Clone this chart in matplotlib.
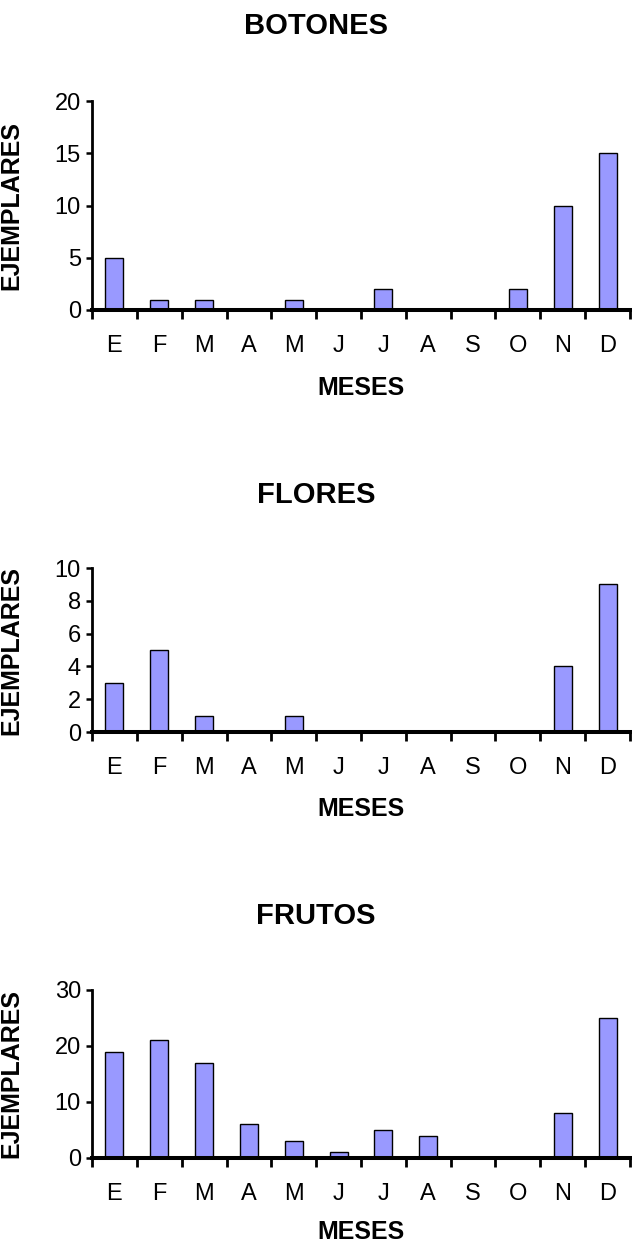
import matplotlib
matplotlib.use('Agg')
import matplotlib.pyplot as plt
from matplotlib.ticker import FixedLocator
import numpy as np

plt.rcParams['font.family'] = ['Liberation Sans', 'DejaVu Sans']

meses = ['E', 'F', 'M', 'A', 'M', 'J', 'J', 'A', 'S', 'O', 'N', 'D']
botones = [5, 1, 1, 0, 1, 0, 2, 0, 0, 2, 10, 15]
flores = [3, 5, 1, 0, 1, 0, 0, 0, 0, 0, 4, 9]
frutos = [19, 21, 17, 6, 3, 1, 5, 4, 0, 0, 8, 25]

W, H = 632, 1245
fig = plt.figure(figsize=(W / 100, H / 100), dpi=100)

# (title, values, ymax, ystep, title_y, axes top px, axes bottom px, MESES offset px)
panels = [
    ('BOTONES', botones, 20, 5, 26, 101, 310, 78),
    ('FLORES', flores, 10, 2, 495, 568, 732, 77),
    ('FRUTOS', frutos, 30, 10, 916, 990, 1158, 74),
]

x = np.arange(len(meses)) + 0.5
for title, vals, ymax, ystep, ty, top, bot, moff in panels:
    ax = fig.add_axes([92 / W, 1 - bot / H, 538 / W, (bot - top) / H])
    ax.bar(x, vals, width=0.4, color='#9999ff', edgecolor='black',
           linewidth=1.0, zorder=2)
    ax.set_xlim(0, 12)
    ax.set_ylim(0, ymax)
    ax.set_yticks(np.arange(0, ymax + 1, ystep))
    ax.set_xticks(x)
    ax.set_xticklabels(meses)
    ax.xaxis.set_minor_locator(FixedLocator(np.arange(0, 13)))
    ax.tick_params(axis='x', which='major', length=0, pad=18, labelsize=17)
    ax.tick_params(axis='x', which='minor', length=6.5, width=2.0,
                   direction='out')
    ax.tick_params(axis='y', length=4, width=1.8, pad=4, labelsize=17)
    for s in ['top', 'right']:
        ax.spines[s].set_visible(False)
    ax.spines['left'].set_linewidth(2.0)
    ax.spines['bottom'].set_linewidth(2.9)
    ax.spines['bottom'].set_zorder(3)
    ax.spines['bottom'].set_clip_on(False)

    ax.set_ylabel('EJEMPLARES', fontsize=18, fontweight='bold')
    ax.yaxis.set_label_coords(-(92 - 23) / 538, 0.5)
    ax.annotate('MESES', xy=(0.5, 0), xycoords='axes fraction',
                xytext=(0, -moff * 0.72), textcoords='offset points',
                ha='center', va='center', fontsize=18, fontweight='bold')
    fig.text(0.5, 1 - ty / H, title, ha='center', va='center',
             fontsize=21, fontweight='bold')

plt.savefig('out.png', dpi=100)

## REQUEST
Tell how many lines of the material above hold "matplotlib", answering with a bare number.

## THE OUTPUT
5